* Stated task *
Only the lines from the start of the data to the line containing "0.222, 0.262, 0.350];", both included, should be output, exactly and without pictures.

* Data provided *
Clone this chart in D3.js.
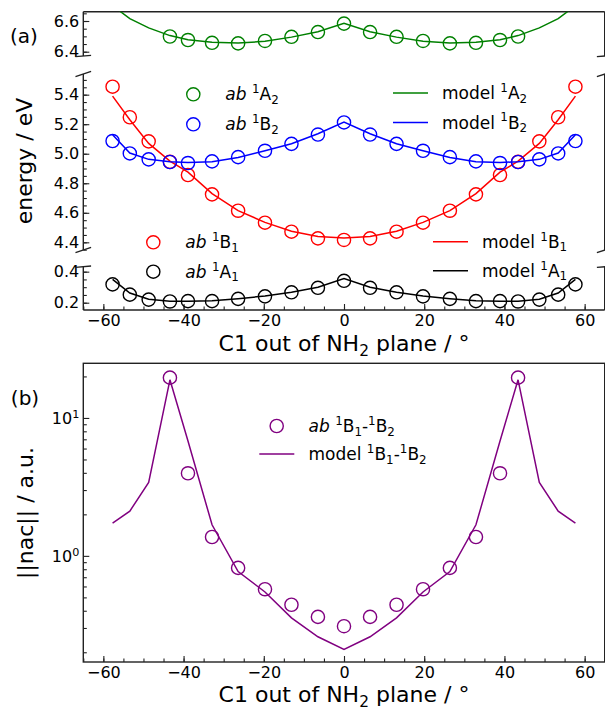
<!DOCTYPE html>
<html>
<head>
<meta charset="utf-8">
<script src="https://cdn.jsdelivr.net/npm/d3@7"></script>
<style>
  body { margin: 0; background: #fff; }
  text { font-family: "DejaVu Sans", sans-serif; fill: #000; }
</style>
</head>
<body>
<svg id="chart" width="605" height="712"></svg>
<script>
// angle grid (C1 out of NH2 plane, degrees)
const angles = [-57.7, -53.4, -48.7, -43.4, -38.9, -32.9, -26.4, -19.7, -13.1, -6.5, 0,
  6.5, 13.1, 19.7, 26.4, 32.9, 38.9, 43.4, 48.7, 53.4, 57.7];
const abAngles = [-43.4, -38.9, -32.9, -26.4, -19.7, -13.1, -6.5, 0,
  6.5, 13.1, 19.7, 26.4, 32.9, 38.9, 43.4];

// energies / eV
const abA2 = [6.499, 6.476, 6.458, 6.454, 6.470, 6.497, 6.528, 6.583, 6.528, 6.497, 6.470, 6.454, 6.458, 6.476, 6.499];
const modelA2 = [6.70, 6.615, 6.555, 6.505, 6.478, 6.462, 6.456, 6.468, 6.495, 6.530, 6.585,
  6.530, 6.495, 6.468, 6.456, 6.462, 6.478, 6.505, 6.555, 6.615, 6.70];
const abB2 = [5.086, 5.002, 4.962, 4.944, 4.937, 4.948, 4.977, 5.020, 5.067, 5.130, 5.212,
  5.130, 5.067, 5.020, 4.977, 4.948, 4.937, 4.944, 4.962, 5.002, 5.086];
const modelB2 = [5.128, 5.005, 4.962, 4.946, 4.940, 4.946, 4.975, 5.020, 5.068, 5.135, 5.215,
  5.135, 5.068, 5.020, 4.975, 4.946, 4.940, 4.946, 4.962, 5.005, 5.128];
const abB1 = [5.454, 5.247, 5.084, 4.945, 4.856, 4.725, 4.614, 4.533, 4.472, 4.427, 4.416,
  4.427, 4.472, 4.533, 4.614, 4.725, 4.856, 4.945, 5.084, 5.247, 5.454];
const modelB1 = [5.39, 5.23, 5.07, 4.95, 4.875, 4.73, 4.615, 4.535, 4.475, 4.44, 4.43,
  4.44, 4.475, 4.535, 4.615, 4.73, 4.875, 4.95, 5.07, 5.23, 5.39];
const abA1 = [0.318, 0.252, 0.220, 0.208, 0.210, 0.210, 0.225, 0.241, 0.267, 0.296, 0.341,
  0.296, 0.267, 0.241, 0.225, 0.210, 0.210, 0.208, 0.220, 0.252, 0.318];
const modelA1 = [0.350, 0.262, 0.222, 0.210, 0.210, 0.212, 0.226, 0.243, 0.268, 0.300, 0.355,
  0.300, 0.268, 0.243, 0.226, 0.212, 0.210, 0.210, 0.222, 0.262, 0.350];

// ||nac|| / a.u.
const nacAb = [19.6, 3.97, 1.37, 0.818, 0.573, 0.442, 0.361, 0.309, 0.361, 0.442, 0.573, 0.818, 1.37, 3.97, 19.6];
const nacModel = [1.73, 2.11, 3.41, 18.9, 6.8, 1.68, 0.77, 0.547, 0.355, 0.259, 0.21,
  0.259, 0.355, 0.547, 0.77, 1.68, 6.8, 18.9, 3.41, 2.11, 1.73];

const xTicks = [-60, -40, -20, 0, 20, 40, 60];
const topTicks = [6.4, 6.6];
const midTicks = [4.4, 4.6, 4.8, 5.0, 5.2, 5.4];
const botTicks = [0.2, 0.4];

const svg = d3.select("#chart");
const left = 83.3, right = 604.7;
const x = d3.scaleLinear().domain([-65, 65]).range([left, right]);
const axisColor = "#222";

// rich text helper: parts = [[text, kind]] kind: n | i | sup | sub
function rich(sel, parts, size) {
  let shift = 0;
  parts.forEach(([s, kind]) => {
    const t = sel.append("tspan").text(s);
    let target = 0, fs = size;
    if (kind === "sup") { target = -0.42 * size; fs = size * 0.7; }
    if (kind === "sub") { target = 0.22 * size; fs = size * 0.7; }
    if (kind === "i") t.attr("font-style", "italic");
    t.attr("font-size", fs).attr("dy", target - shift);
    shift = target;
  });
  return sel;
}

const styleAxis = (g, size) => {
  g.select(".domain").remove();
  g.selectAll("line").attr("stroke", axisColor).attr("stroke-width", 1.1);
  g.selectAll("text").attr("font-size", size).attr("font-family", "DejaVu Sans");
  return g;
};

const drawSeries = ({ container, xs, ys, y, color, markers, line }) => {
  const pts = xs.map((a, i) => [a, ys[i]]);
  if (line) {
    container.append("path")
      .datum(pts)
      .attr("fill", "none")
      .attr("stroke", color)
      .attr("stroke-width", 1.5)
      .attr("d", d3.line().x(d => x(d[0])).y(d => y(d[1])));
  }
  if (markers) {
    container.selectAll(null)
      .data(pts)
      .join("circle")
      .attr("cx", d => x(d[0]))
      .attr("cy", d => y(d[1]))
      .attr("r", 6.6)
      .attr("fill", "none")
      .attr("stroke", color)
      .attr("stroke-width", 1.4);
  }
};

// ---------- panel (a): broken axis ----------
const segments = [
  { id: "segTop", domain: [6.372, 6.6606], range: [56, 11.7], ticks: topTicks, top: true },
  { id: "segMid", domain: [4.348, 5.540], range: [250, 74], ticks: midTicks },
  { id: "segBot", domain: [0.153, 0.432], range: [310, 266.7], ticks: botTicks, bottom: true }
];

const defs = svg.append("defs");
segments.forEach(s => {
  s.y = d3.scaleLinear().domain(s.domain).range(s.range);
  defs.append("clipPath").attr("id", "clip-" + s.id)
    .append("rect")
    .attr("x", left).attr("y", s.range[1])
    .attr("width", right - left).attr("height", s.range[0] - s.range[1]);
});

const [segTop, segMid, segBot] = segments;

segments.forEach(s => {
  // minor + major ticks, inward
  const minor = d3.range(s.domain[0], s.domain[1], 0.0001)
    .map(v => Math.round(v * 20) / 20)
    .filter((v, i, a) => a.indexOf(v) === i && v >= s.domain[0] && v <= s.domain[1]);
  styleAxis(svg.append("g").attr("transform", `translate(${left},0)`)
    .call(d3.axisLeft(s.y).tickValues(minor).tickSize(-3.5).tickFormat("")), 16);
  styleAxis(svg.append("g").attr("transform", `translate(${left},0)`)
    .call(d3.axisLeft(s.y).tickValues(s.ticks).tickSize(-6).tickPadding(4).tickFormat(d3.format(".1f"))), 16);

  // spines
  const sp = svg.append("g").attr("stroke", axisColor).attr("stroke-width", 1.4);
  sp.append("line").attr("x1", left).attr("x2", left).attr("y1", s.range[1]).attr("y2", s.range[0]);
  sp.append("line").attr("x1", right).attr("x2", right).attr("y1", s.range[1]).attr("y2", s.range[0]);
  if (s.top) sp.append("line").attr("x1", left).attr("x2", right).attr("y1", s.range[1]).attr("y2", s.range[1]);
  if (s.bottom) sp.append("line").attr("x1", left).attr("x2", right).attr("y1", s.range[0]).attr("y2", s.range[0]);

  // break marks
  const h = s.range[0] - s.range[1], dx = 7.8, dy = 0.015 * h;
  const edges = [];
  if (!s.top) edges.push(s.range[1]);
  if (!s.bottom) edges.push(s.range[0]);
  edges.forEach(ey => [left, right].forEach(ex => {
    sp.append("line").attr("x1", ex - dx).attr("y1", ey + dy).attr("x2", ex + dx).attr("y2", ey - dy);
  }));
});

// x axis of panel (a)
const xMinor = d3.range(-65, 66, 5);
styleAxis(svg.append("g").attr("transform", `translate(0,${segBot.range[0]})`)
  .call(d3.axisBottom(x).tickValues(xMinor).tickSize(-3.5).tickFormat("")), 16);
styleAxis(svg.append("g").attr("transform", `translate(0,${segBot.range[0]})`)
  .call(d3.axisBottom(x).tickValues(xTicks).tickSize(-6).tickPadding(5).tickFormat(d3.format("d"))), 16);

// data in panel (a)
const gTop = svg.append("g").attr("clip-path", "url(#clip-segTop)");
drawSeries({ container: gTop, xs: angles, ys: modelA2, y: segTop.y, color: "#008000", line: true });
drawSeries({ container: gTop, xs: abAngles, ys: abA2, y: segTop.y, color: "#008000", markers: true });

const gMid = svg.append("g").attr("clip-path", "url(#clip-segMid)");
drawSeries({ container: gMid, xs: angles, ys: abB1, y: segMid.y, color: "#ff0000", markers: true });
drawSeries({ container: gMid, xs: angles, ys: modelB1, y: segMid.y, color: "#ff0000", line: true });
drawSeries({ container: gMid, xs: angles, ys: abB2, y: segMid.y, color: "#0000ff", markers: true });
drawSeries({ container: gMid, xs: angles, ys: modelB2, y: segMid.y, color: "#0000ff", line: true });

const gBot = svg.append("g").attr("clip-path", "url(#clip-segBot)");
drawSeries({ container: gBot, xs: angles, ys: abA1, y: segBot.y, color: "#000", markers: true });
drawSeries({ container: gBot, xs: angles, ys: modelA1, y: segBot.y, color: "#000", line: true });

// legends (a)
const legSize = 17;
const legMarker = (cx, cy, color, parts) => {
  svg.append("circle").attr("cx", cx).attr("cy", cy).attr("r", 6.6)
    .attr("fill", "none").attr("stroke", color).attr("stroke-width", 1.4);
  rich(svg.append("text").attr("x", cx + 32).attr("y", cy + 6), parts, legSize);
};
const legLine = (x1, cy, color, parts) => {
  svg.append("line").attr("x1", x1).attr("x2", x1 + 35).attr("y1", cy).attr("y2", cy)
    .attr("stroke", color).attr("stroke-width", 1.5);
  rich(svg.append("text").attr("x", x1 + 49).attr("y", cy + 6), parts, legSize);
};
const abLab = (st, n) => [["ab", "i"], [" ", "n"], ["1", "sup"], [st, "n"], [n, "sub"]];
const modelLab = (st, n) => [["model ", "n"], ["1", "sup"], [st, "n"], [n, "sub"]];

legMarker(193.3, 94.3, "#008000", abLab("A", "2"));
legMarker(193.3, 124.3, "#0000ff", abLab("B", "2"));
legLine(393, 93, "#008000", modelLab("A", "2"));
legLine(393, 122.5, "#0000ff", modelLab("B", "2"));
legMarker(153.3, 242.3, "#ff0000", abLab("B", "1"));
legMarker(153.3, 271.7, "#000", abLab("A", "1"));
legLine(433, 241.7, "#ff0000", modelLab("B", "1"));
legLine(433, 270.7, "#000", modelLab("A", "1"));

// labels (a)
svg.append("text").attr("x", 24).attr("y", 43).attr("text-anchor", "middle")
  .attr("font-size", 20).text("(a)");
svg.append("text").attr("transform", "translate(32,161) rotate(-90)")
  .attr("text-anchor", "middle").attr("font-size", 22).text("energy / eV");
rich(svg.append("text").attr("x", 344).attr("y", 351).attr("text-anchor", "middle"),
  [["C1 out of NH", "n"], ["2", "sub"], [" plane / °", "n"]], 22);

// ---------- panel (b): log scale ----------
const bTop = 363.3, bBot = 662;
const yb = d3.scaleLog().domain([0.17, 24.9]).range([bBot, bTop]);
defs.append("clipPath").attr("id", "clip-b").append("rect")
  .attr("x", left).attr("y", bTop).attr("width", right - left).attr("height", bBot - bTop);

const logMinor = [0.2, 0.3, 0.4, 0.5, 0.6, 0.7, 0.8, 0.9, 2, 3, 4, 5, 6, 7, 8, 9, 20];
styleAxis(svg.append("g").attr("transform", `translate(${left},0)`)
  .call(d3.axisLeft(yb).tickValues(logMinor).tickSize(-3.5).tickFormat("")), 16);
const logMajor = svg.append("g").attr("transform", `translate(${left},0)`)
  .call(d3.axisLeft(yb).tickValues([1, 10]).tickSize(-6).tickPadding(4).tickFormat(""));
styleAxis(logMajor, 16);
logMajor.selectAll(".tick").each(function (d) {
  const t = d3.select(this).append("text").attr("x", -4).attr("y", 6)
    .attr("text-anchor", "end").attr("font-size", 16);
  rich(t, [["10", "n"], [String(Math.round(Math.log10(d))), "sup"]], 16);
});

styleAxis(svg.append("g").attr("transform", `translate(0,${bBot})`)
  .call(d3.axisBottom(x).tickValues(xMinor).tickSize(-3.5).tickFormat("")), 16);
styleAxis(svg.append("g").attr("transform", `translate(0,${bBot})`)
  .call(d3.axisBottom(x).tickValues(xTicks).tickSize(-6).tickPadding(5).tickFormat(d3.format("d"))), 16);

svg.append("rect").attr("x", left).attr("y", bTop).attr("width", right - left).attr("height", bBot - bTop)
  .attr("fill", "none").attr("stroke", axisColor).attr("stroke-width", 1.4);

const gB = svg.append("g").attr("clip-path", "url(#clip-b)");
drawSeries({ container: gB, xs: angles, ys: nacModel, y: yb, color: "#800080", line: true });
drawSeries({ container: gB, xs: abAngles, ys: nacAb, y: yb, color: "#800080", markers: true });

// legend (b)
svg.append("circle").attr("cx", 276.7).attr("cy", 426).attr("r", 6.6)
  .attr("fill", "none").attr("stroke", "#800080").attr("stroke-width", 1.4);
rich(svg.append("text").attr("x", 308.5).attr("y", 432),
  [["ab", "i"], [" ", "n"], ["1", "sup"], ["B", "n"], ["1", "sub"], ["-", "n"], ["1", "sup"], ["B", "n"], ["2", "sub"]], legSize);
svg.append("line").attr("x1", 259.3).attr("x2", 294.3).attr("y1", 454).attr("y2", 454)
  .attr("stroke", "#800080").attr("stroke-width", 1.5);
rich(svg.append("text").attr("x", 308.5).attr("y", 460),
  [["model ", "n"], ["1", "sup"], ["B", "n"], ["1", "sub"], ["-", "n"], ["1", "sup"], ["B", "n"], ["2", "sub"]], legSize);

// labels (b)
svg.append("text").attr("x", 25).attr("y", 405).attr("text-anchor", "middle")
  .attr("font-size", 20).text("(b)");
svg.append("text").attr("transform", "translate(33,513) rotate(-90)")
  .attr("text-anchor", "middle").attr("font-size", 22).text("||nac|| / a.u.");
rich(svg.append("text").attr("x", 344).attr("y", 702).attr("text-anchor", "middle"),
  [["C1 out of NH", "n"], ["2", "sub"], [" plane / °", "n"]], 22);
</script>
</body>
</html>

* Task result *
Clone this chart in D3.js.
<!DOCTYPE html>
<html>
<head>
<meta charset="utf-8">
<script src="https://cdn.jsdelivr.net/npm/d3@7"></script>
<style>
  body { margin: 0; background: #fff; }
  text { font-family: "DejaVu Sans", sans-serif; fill: #000; }
</style>
</head>
<body>
<svg id="chart" width="605" height="712"></svg>
<script>
// angle grid (C1 out of NH2 plane, degrees)
const angles = [-57.7, -53.4, -48.7, -43.4, -38.9, -32.9, -26.4, -19.7, -13.1, -6.5, 0,
  6.5, 13.1, 19.7, 26.4, 32.9, 38.9, 43.4, 48.7, 53.4, 57.7];
const abAngles = [-43.4, -38.9, -32.9, -26.4, -19.7, -13.1, -6.5, 0,
  6.5, 13.1, 19.7, 26.4, 32.9, 38.9, 43.4];

// energies / eV
const abA2 = [6.499, 6.476, 6.458, 6.454, 6.470, 6.497, 6.528, 6.583, 6.528, 6.497, 6.470, 6.454, 6.458, 6.476, 6.499];
const modelA2 = [6.70, 6.615, 6.555, 6.505, 6.478, 6.462, 6.456, 6.468, 6.495, 6.530, 6.585,
  6.530, 6.495, 6.468, 6.456, 6.462, 6.478, 6.505, 6.555, 6.615, 6.70];
const abB2 = [5.086, 5.002, 4.962, 4.944, 4.937, 4.948, 4.977, 5.020, 5.067, 5.130, 5.212,
  5.130, 5.067, 5.020, 4.977, 4.948, 4.937, 4.944, 4.962, 5.002, 5.086];
const modelB2 = [5.128, 5.005, 4.962, 4.946, 4.940, 4.946, 4.975, 5.020, 5.068, 5.135, 5.215,
  5.135, 5.068, 5.020, 4.975, 4.946, 4.940, 4.946, 4.962, 5.005, 5.128];
const abB1 = [5.454, 5.247, 5.084, 4.945, 4.856, 4.725, 4.614, 4.533, 4.472, 4.427, 4.416,
  4.427, 4.472, 4.533, 4.614, 4.725, 4.856, 4.945, 5.084, 5.247, 5.454];
const modelB1 = [5.39, 5.23, 5.07, 4.95, 4.875, 4.73, 4.615, 4.535, 4.475, 4.44, 4.43,
  4.44, 4.475, 4.535, 4.615, 4.73, 4.875, 4.95, 5.07, 5.23, 5.39];
const abA1 = [0.318, 0.252, 0.220, 0.208, 0.210, 0.210, 0.225, 0.241, 0.267, 0.296, 0.341,
  0.296, 0.267, 0.241, 0.225, 0.210, 0.210, 0.208, 0.220, 0.252, 0.318];
const modelA1 = [0.350, 0.262, 0.222, 0.210, 0.210, 0.212, 0.226, 0.243, 0.268, 0.300, 0.355,
  0.300, 0.268, 0.243, 0.226, 0.212, 0.210, 0.210, 0.222, 0.262, 0.350];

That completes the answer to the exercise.